Temple, historically called The Temple, is a village in County Down, Northern Ireland. It is situated south of Carryduff and about 9 mi from Belfast city centre.

== History ==
One of the earliest references to Temple dates back to 1858, when the name was first applied to a public house in the townland of Carricknaveagh. It was called "The Temple" because it was the meeting place for a freemasons' lodge.

The village is within the historic barony of Castlereagh Upper and the civil parish of Killaney.

First held in 1921, the Temple 100 were a series of road races which took place within Temple and the surrounding area. The circuit was updated over the years, but they were predominantly held between Temple and Carryduff, and then ultimately between Temple and Saintfield.
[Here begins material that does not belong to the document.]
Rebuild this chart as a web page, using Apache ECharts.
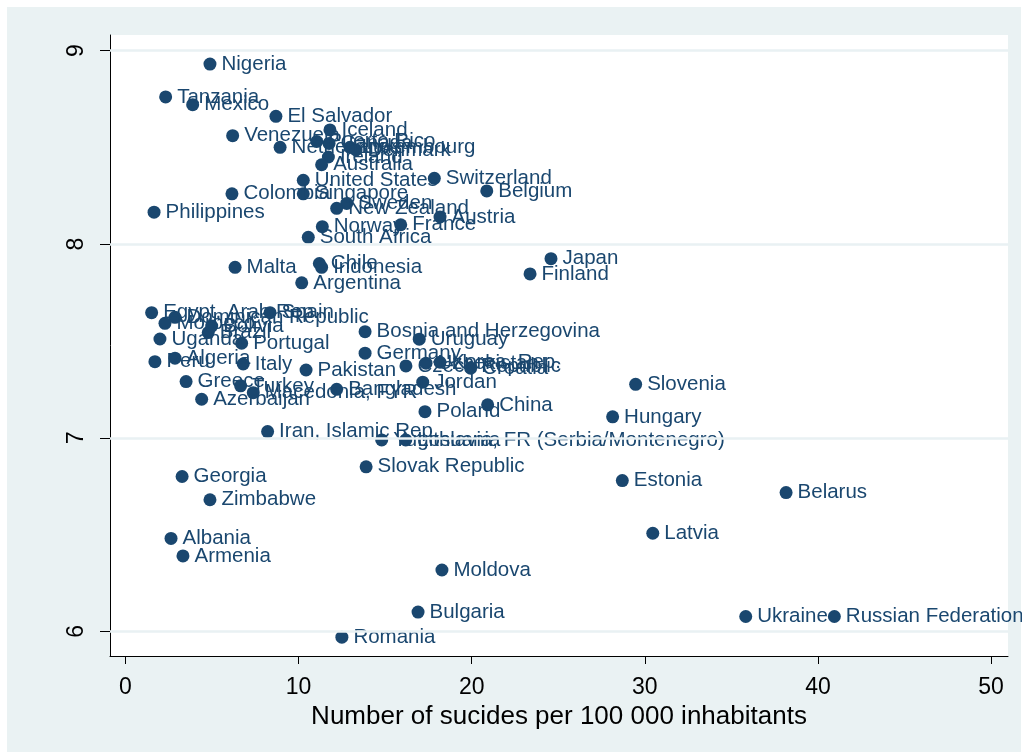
<!DOCTYPE html>
<html>
<head>
<meta charset="utf-8">
<script src="https://cdn.jsdelivr.net/npm/echarts@6/dist/echarts.min.js"></script>
<style>
  html, body { margin: 0; padding: 0; background: #fff; }
  #chart { width: 1022px; height: 753px; }
</style>
</head>
<body>
<div id="chart"></div>
<script>
// countries, suicides per 100 000 and life satisfaction
const countries = [
  'Nigeria', 'Tanzania', 'Mexico', 'El Salvador', 'Venezuela', 'Netherlands', 'Iceland',
  'Puerto Rico', 'Canada', 'Luxembourg', 'Denmark', 'Ireland', 'Australia',
  'United States', 'Switzerland', 'Belgium', 'Colombia', 'Singapore', 'Philippines',
  'Sweden', 'New Zealand', 'Austria', 'Norway', 'France', 'South Africa',
  'Malta', 'Chile', 'Indonesia', 'Argentina', 'Japan', 'Finland',
  'Egypt, Arab Rep.', 'Spain', 'Dominican Republic', 'Morocco', 'Brazil', 'Bolivia',
  'Uganda', 'Portugal', 'Bosnia and Herzegovina', 'Uruguay', 'Germany',
  'Algeria', 'Peru', 'Italy', 'Pakistan', 'Czech Republic', 'Uzbekistan', 'Korea, Rep.', 'Croatia',
  'Greece', 'Turkey', 'Macedonia, FYR', 'Azerbaijan', 'Bangladesh', 'Jordan', 'China', 'Poland',
  'Slovenia', 'Hungary', 'Iran, Islamic Rep.', 'Yugoslavia, FR (Serbia/Montenegro)', 'Lithuania',
  'Slovak Republic', 'Georgia', 'Zimbabwe', 'Estonia', 'Belarus', 'Latvia',
  'Albania', 'Armenia', 'Moldova', 'Bulgaria', 'Romania', 'Ukraine', 'Russian Federation'
];
const suicides = [
  4.88, 2.32, 3.88, 8.69, 6.19, 8.93, 11.81,
  11.05, 11.76, 12.97, 13.32, 11.72, 11.33,
  10.27, 17.84, 20.87, 6.15, 10.27, 1.65,
  12.78, 12.2, 18.17, 11.37, 15.9, 10.56,
  6.33, 11.2, 11.33, 10.18, 24.58, 23.37,
  1.51, 8.35, 2.86, 2.28, 4.78, 4.98,
  1.99, 6.71, 13.84, 16.97, 13.84,
  2.86, 1.7, 6.8, 10.43, 16.2, 17.36, 18.17, 19.94,
  3.5, 6.65, 7.38, 4.4, 12.2, 17.17, 20.92, 17.3,
  29.47, 28.14, 8.21, 14.8, 16.19,
  13.9, 3.27, 4.88, 28.7, 38.16, 30.46,
  2.63, 3.32, 18.28, 16.9, 12.5, 35.83, 40.95
];
const lifeSat = [
  8.93, 8.76, 8.72, 8.66, 8.56, 8.50, 8.59,
  8.53, 8.52, 8.50, 8.486, 8.45, 8.41,
  8.33, 8.34, 8.275, 8.26, 8.26, 8.165,
  8.21, 8.185, 8.14, 8.09, 8.10, 8.035,
  7.88, 7.90, 7.88, 7.80, 7.925, 7.846,
  7.646, 7.646, 7.622, 7.591, 7.543, 7.577,
  7.51, 7.488, 7.548, 7.509, 7.437,
  7.411, 7.393, 7.381, 7.35, 7.371, 7.385, 7.39, 7.359,
  7.29, 7.268, 7.233, 7.199, 7.25, 7.287, 7.17, 7.135,
  7.276, 7.108, 7.032, 6.989, 6.989,
  6.85, 6.80, 6.68, 6.779, 6.717, 6.507,
  6.48, 6.39, 6.317, 6.10, 5.97, 6.077, 6.077
];
const xTicks = [0, 10, 20, 30, 40, 50];
const yTicks = [6, 7, 8, 9];

const navy = '#1a476f';
const font = '"Liberation Sans", Arial, Helvetica, sans-serif';

const chart = echarts.init(document.getElementById('chart'), null, { renderer: 'canvas' });

const points = countries.map((name, i) => ({ name, value: [suicides[i], lifeSat[i]] }));

chart.setOption({
  animation: false,
  backgroundColor: '#ffffff',
  textStyle: { fontFamily: font },
  graphic: [{
    type: 'rect',
    z: -10,
    silent: true,
    shape: { x: 7, y: 7, width: 1014, height: 745 },
    style: { fill: '#eaf2f3' }
  }],
  grid: {
    left: 110, right: 14, top: 35, bottom: 97,
    show: true, backgroundColor: '#ffffff', borderWidth: 0
  },
  xAxis: {
    type: 'value',
    min: -0.895,
    max: 50.98,
    name: 'Number of sucides per 100 000 inhabitants',
    nameLocation: 'middle',
    nameGap: 47,
    nameTextStyle: { color: '#000', fontSize: 26, fontFamily: font },
    axisLine: { show: true, onZero: false, lineStyle: { color: '#000', width: 1 } },
    axisTick: { show: true, length: 8, customValues: xTicks, lineStyle: { color: '#000' } },
    axisLabel: { customValues: xTicks, color: '#000', fontSize: 23, margin: 20, fontFamily: font },
    splitLine: { show: false }
  },
  yAxis: {
    type: 'value',
    min: 5.873,
    max: 9.08,
    axisLine: { show: true, onZero: false, lineStyle: { color: '#000', width: 1 } },
    axisTick: { show: true, length: 10, customValues: yTicks, lineStyle: { color: '#000' } },
    axisLabel: { customValues: yTicks, rotate: 90, color: '#000', fontSize: 23, margin: 22, fontFamily: font },
    splitLine: { show: false }
  },
  series: [
    {
      // horizontal grid lines at the y ticks
      type: 'line',
      data: [],
      z: 1,
      silent: true,
      markLine: {
        silent: true,
        symbol: 'none',
        label: { show: false },
        lineStyle: { color: '#e9f1f3', width: 2.5, type: 'solid' },
        data: yTicks.map(v => ({ yAxis: v }))
      }
    },
    {
      type: 'scatter',
      z: 3,
      data: points,
      symbol: 'circle',
      symbolSize: 13,
      itemStyle: { color: navy, opacity: 1 },
      label: {
        show: true,
        position: 'right',
        distance: 5,
        formatter: p => p.name,
        color: navy,
        fontSize: 20.5,
        fontFamily: font
      }
    }
  ]
});
</script>
</body>
</html>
The final race took place in 1999. It was the first ever and longest running pure road race in Ireland, and one of the oldest road races in the world.

== Places of interest ==
- Hinch Distillery, a whiskey and gin distillery located on the Killaney Estate.
- Temple Golf Club, a 9 hole course with 18 tee boxes which opened to the public in 1994.
- St. Andrew's Church, the Church of Ireland parish church in Killaney.

== Amenities ==
- Temple Shopping Centre
- SPAR (Convenience store and service station)

== Infrastructure ==
Public transport is served by Translink, Northern Ireland's public transport operator, via bus routes 518a, 520 and 652 on the A24 road, connecting the village to Belfast and Newcastle.

A new Park and Share facility was completed in January 2017.